The area abounds with wildlife. To ensure that you have a safe and enjoyable hike in the area please pay attention to the natural world around you. Any time we explore the wild it is important to remember our place. Walk gently on the earth. Almost all of the time wild animals will run away from human intruders when they can. Most often, if they do not feel cornered or threatened they pose no danger. Generally, it is best to quietly walk away from animals.
Both Rattlesnakes and Bull snakes — which look similar to rattlesnakes but are not poisonous — are common to this high desert region. Snakes have been sited on our grounds over the years, but it is a rare occurrence. There have been no known snake bites during The Cuyamungue Institute’s history. Snakes hibernate and are usually in their dens from mid October through March in our area. Snakes are seasonally diurnal and move between hunting sites during the day in the cooler spring and fall months. They like to sun themselves during the day, and they are primarily a nocturnal animal, hunting for prey on warm summer nights — so take a flashlight when walking outside.
Snake Safety 101:
To avoid happening upon snakes, watch for slither marks in sand left by snakes. Step on top of logs or rocks before stepping over to look at the area; snakes blend with the landscape so make sure you are not stepping onto a snake. A walking stick is useful to check out areas before stepping into them. Do not reach into crevices or fallen trees. If you must move something, or reach into anything, use a stick first. Boots and gloves are always suggested when working outdoors.
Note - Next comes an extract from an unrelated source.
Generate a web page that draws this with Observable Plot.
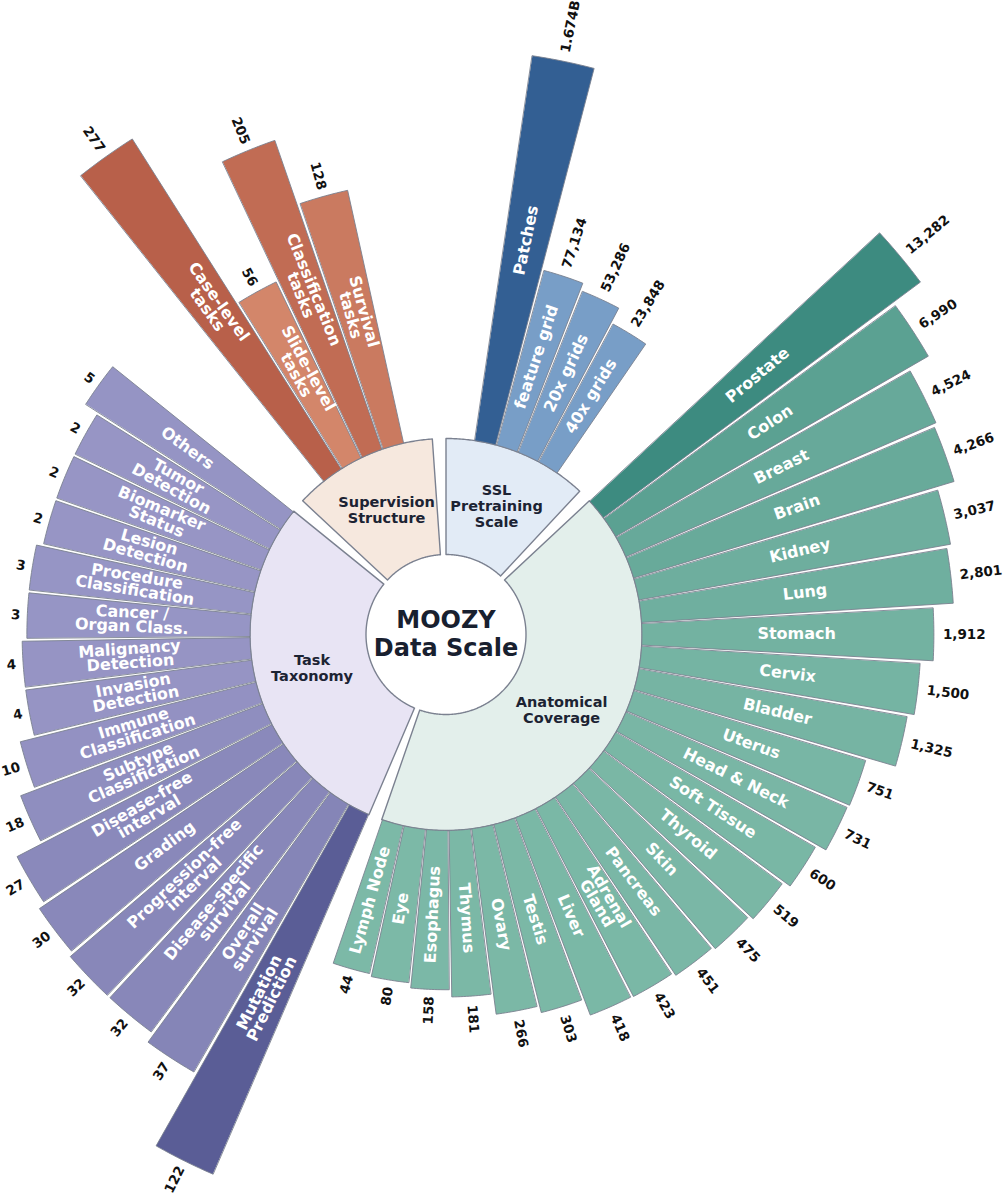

Should you see a snake, stay alert and do not panic. Do not try to handle or approach a snake. Baby snakes are still venomous. Move directly backwards from a snake. Movement to the left and right can be perceived as a threat. A rattlesnake can strike a distance of one-half to two-thirds of its length. Glance around your surroundings to make sure you are not running toward another snake in the area.
Should you get bitten by a snake, get immediately to the hospital. Call 911 and tell them what hospital you are going to so they have anti-snake venom remedies on hand. Not all hospitals have a supply.
Scorpions are nocturnal and hide during the day. Some species will hide under rocks, logs and in cracks; other species will dig and hide in burrows. The sting can be painful like a wasp or bee sting, but is not dangerous unless you are allergic and rarely results in further medical complications. Scorpions are not aggressive and most often sting as a result of accidental contact. DO NOT leave clothes, towels or bedding on the floor as they may become a hiding place for scorpions, and check your shoes before putting them on. Occasionally we have seen scorpions in the drains after a heavy rain.
The spiders in this region call for general precautions. Bites are very rare. The main spider of concern is the Black Widow, which like dark, damp areas and are not usually seen in, or around our buildings. Do not reach into dark spaces, hollow trees or under rocks without proper gloves.
Is Alcohol Permitted? The use of drugs and alcohol is prohibited on the grounds.
Are pets welcome? Pets are not allowed at The Cuyamungue Institute on the grounds or in buildings.
Are children allowed? Most of our guests are adults. At this time, we do not offer children’s programming.